### GOAL
The line holding "outline.push([xRange[1], 0]);" is the last one to output; start at the first line of the data, keep every line in between exactly, and leave out pictures.

### DATA
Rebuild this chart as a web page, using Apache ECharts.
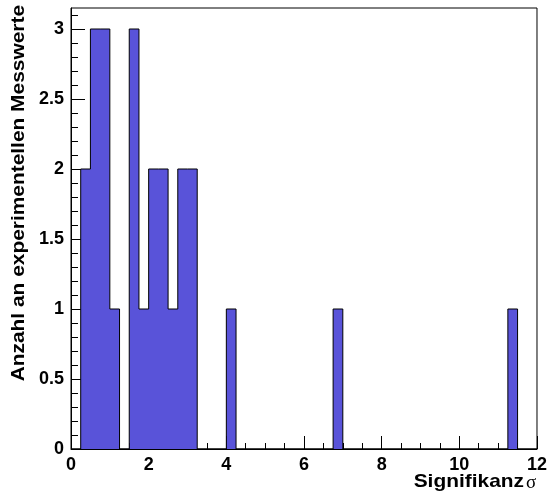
<!DOCTYPE html>
<html>
<head>
<meta charset="utf-8">
<script src="https://cdn.jsdelivr.net/npm/echarts@6/dist/echarts.min.js"></script>
<style>
  html, body { margin: 0; padding: 0; background: #fff; }
  #chart { width: 550px; height: 498px; }
</style>
</head>
<body>
<div id="chart"></div>
<script>
// Histogram of significances: lower bin edges of the filled bins and their counts
var binWidth = 0.25;
var binLow = [0.25, 0.5, 0.75, 1.0, 1.5, 1.75, 2.0, 2.25, 2.5, 2.75, 3.0, 4.0, 6.75, 11.25];
var counts = [2, 3, 3, 1, 3, 1, 2, 2, 1, 2, 2, 1, 1, 1];

// Axis ranges and tick labels
var xRange = [0, 12];
var xTickLabels = [0, 2, 4, 6, 8, 10, 12];
var yRange = [0, 3.15];
var yTickLabels = [0, 0.5, 1, 1.5, 2, 2.5, 3];
var yMinorStep = 0.1;

var FONT = 'Liberation Sans, Arial, Helvetica, sans-serif';
var FILL = '#5953d9';

// minor tick positions on the y axis
var yMinorTicks = [];
for (var k = 1; yMinorStep * k < yRange[1]; k++) {
  yMinorTicks.push(Math.round(yMinorStep * k * 100) / 100);
}

// step outline of the histogram (filled underneath)
var outline = [[xRange[0], 0]];
for (var i = 0; i < binLow.length; i++) {
  var lo = binLow[i];
  var hi = lo + binWidth;
  outline.push([lo, counts[i]]);
  var nextLo = i + 1 < binLow.length ? binLow[i + 1] : null;
  if (nextLo === null || Math.abs(nextLo - hi) > 1e-9) {
    outline.push([hi, 0]);
  }
}
outline.push([xRange[1], 0]);

var chart = echarts.init(document.getElementById('chart'), null, { renderer: 'canvas' });

var labelStyle = { color: '#000', fontFamily: FONT, fontWeight: 'bold', fontSize: 18 };

chart.setOption({
  animation: false,
  backgroundColor: '#fff',
  grid: {
    left: 71, right: 9, top: 8, bottom: 49,
    show: true, borderColor: '#000', borderWidth: 1, backgroundColor: 'transparent'
  },
  xAxis: {
    type: 'value',
    min: xRange[0], max: xRange[1], interval: 2,
    axisLine: { show: true, onZero: false, lineStyle: { color: '#000', width: 1 } },
    axisTick: { show: true, inside: true, length: 13, lineStyle: { color: '#000', width: 1 } },
    minorTick: { show: true, splitNumber: 4, length: 6, lineStyle: { color: '#000', width: 1 } },
    axisLabel: Object.assign({ margin: 7, customValues: xTickLabels }, labelStyle),
    splitLine: { show: false },
    minorSplitLine: { show: false }
  },
  yAxis: [
    {
      type: 'value',
      min: yRange[0], max: yRange[1],
      position: 'left',
      axisLine: { show: true, onZero: false, lineStyle: { color: '#000', width: 1 } },
      axisTick: { show: true, inside: true, length: 14, customValues: yTickLabels, lineStyle: { color: '#000', width: 1 } },
      axisLabel: Object.assign({ margin: 7, customValues: yTickLabels }, labelStyle),
      splitLine: { show: false }
    },
    {
      type: 'value',
      min: yRange[0], max: yRange[1],
      position: 'left',
      axisLine: { show: false },
      axisTick: { show: true, inside: true, length: 7, customValues: yMinorTicks, lineStyle: { color: '#000', width: 1 } },
      axisLabel: { show: false },
      splitLine: { show: false }
    }
  ],
  series: [
    {
      type: 'line',
      xAxisIndex: 0,
      yAxisIndex: 0,
      data: outline,
      step: 'end',
      showSymbol: false,
      symbol: 'none',
      lineStyle: { color: '#000', width: 1 },
      areaStyle: { color: FILL, opacity: 1, origin: 'start' },
      z: 2
    }
  ],
  graphic: [
    {
      type: 'text',
      x: 19, y: 5,
      rotation: Math.PI / 2,
      scaleX: 1.1,
      style: {
        text: 'Anzahl an experimentellen Messwerte',
        fill: '#000',
        font: 'bold 19px ' + FONT,
        align: 'right',
        verticalAlign: 'middle'
      }
    },
    {
      type: 'text',
      x: 524, y: 482,
      scaleX: 1.1,
      style: {
        text: 'Signifikanz',
        fill: '#000',
        font: 'bold 19px ' + FONT,
        align: 'right',
        verticalAlign: 'middle'
      }
    },
    {
      type: 'text',
      x: 526, y: 483,
      style: {
        text: 'σ',
        fill: '#000',
        font: '19px Liberation Serif, serif',
        align: 'left',
        verticalAlign: 'middle'
      }
    }
  ]
});
</script>
</body>
</html>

### ANSWER
Rebuild this chart as a web page, using Apache ECharts.
<!DOCTYPE html>
<html>
<head>
<meta charset="utf-8">
<script src="https://cdn.jsdelivr.net/npm/echarts@6/dist/echarts.min.js"></script>
<style>
  html, body { margin: 0; padding: 0; background: #fff; }
  #chart { width: 550px; height: 498px; }
</style>
</head>
<body>
<div id="chart"></div>
<script>
// Histogram of significances: lower bin edges of the filled bins and their counts
var binWidth = 0.25;
var binLow = [0.25, 0.5, 0.75, 1.0, 1.5, 1.75, 2.0, 2.25, 2.5, 2.75, 3.0, 4.0, 6.75, 11.25];
var counts = [2, 3, 3, 1, 3, 1, 2, 2, 1, 2, 2, 1, 1, 1];

// Axis ranges and tick labels
var xRange = [0, 12];
var xTickLabels = [0, 2, 4, 6, 8, 10, 12];
var yRange = [0, 3.15];
var yTickLabels = [0, 0.5, 1, 1.5, 2, 2.5, 3];
var yMinorStep = 0.1;

var FONT = 'Liberation Sans, Arial, Helvetica, sans-serif';
var FILL = '#5953d9';

// minor tick positions on the y axis
var yMinorTicks = [];
for (var k = 1; yMinorStep * k < yRange[1]; k++) {
  yMinorTicks.push(Math.round(yMinorStep * k * 100) / 100);
}

// step outline of the histogram (filled underneath)
var outline = [[xRange[0], 0]];
for (var i = 0; i < binLow.length; i++) {
  var lo = binLow[i];
  var hi = lo + binWidth;
  outline.push([lo, counts[i]]);
  var nextLo = i + 1 < binLow.length ? binLow[i + 1] : null;
  if (nextLo === null || Math.abs(nextLo - hi) > 1e-9) {
    outline.push([hi, 0]);
  }
}
outline.push([xRange[1], 0]);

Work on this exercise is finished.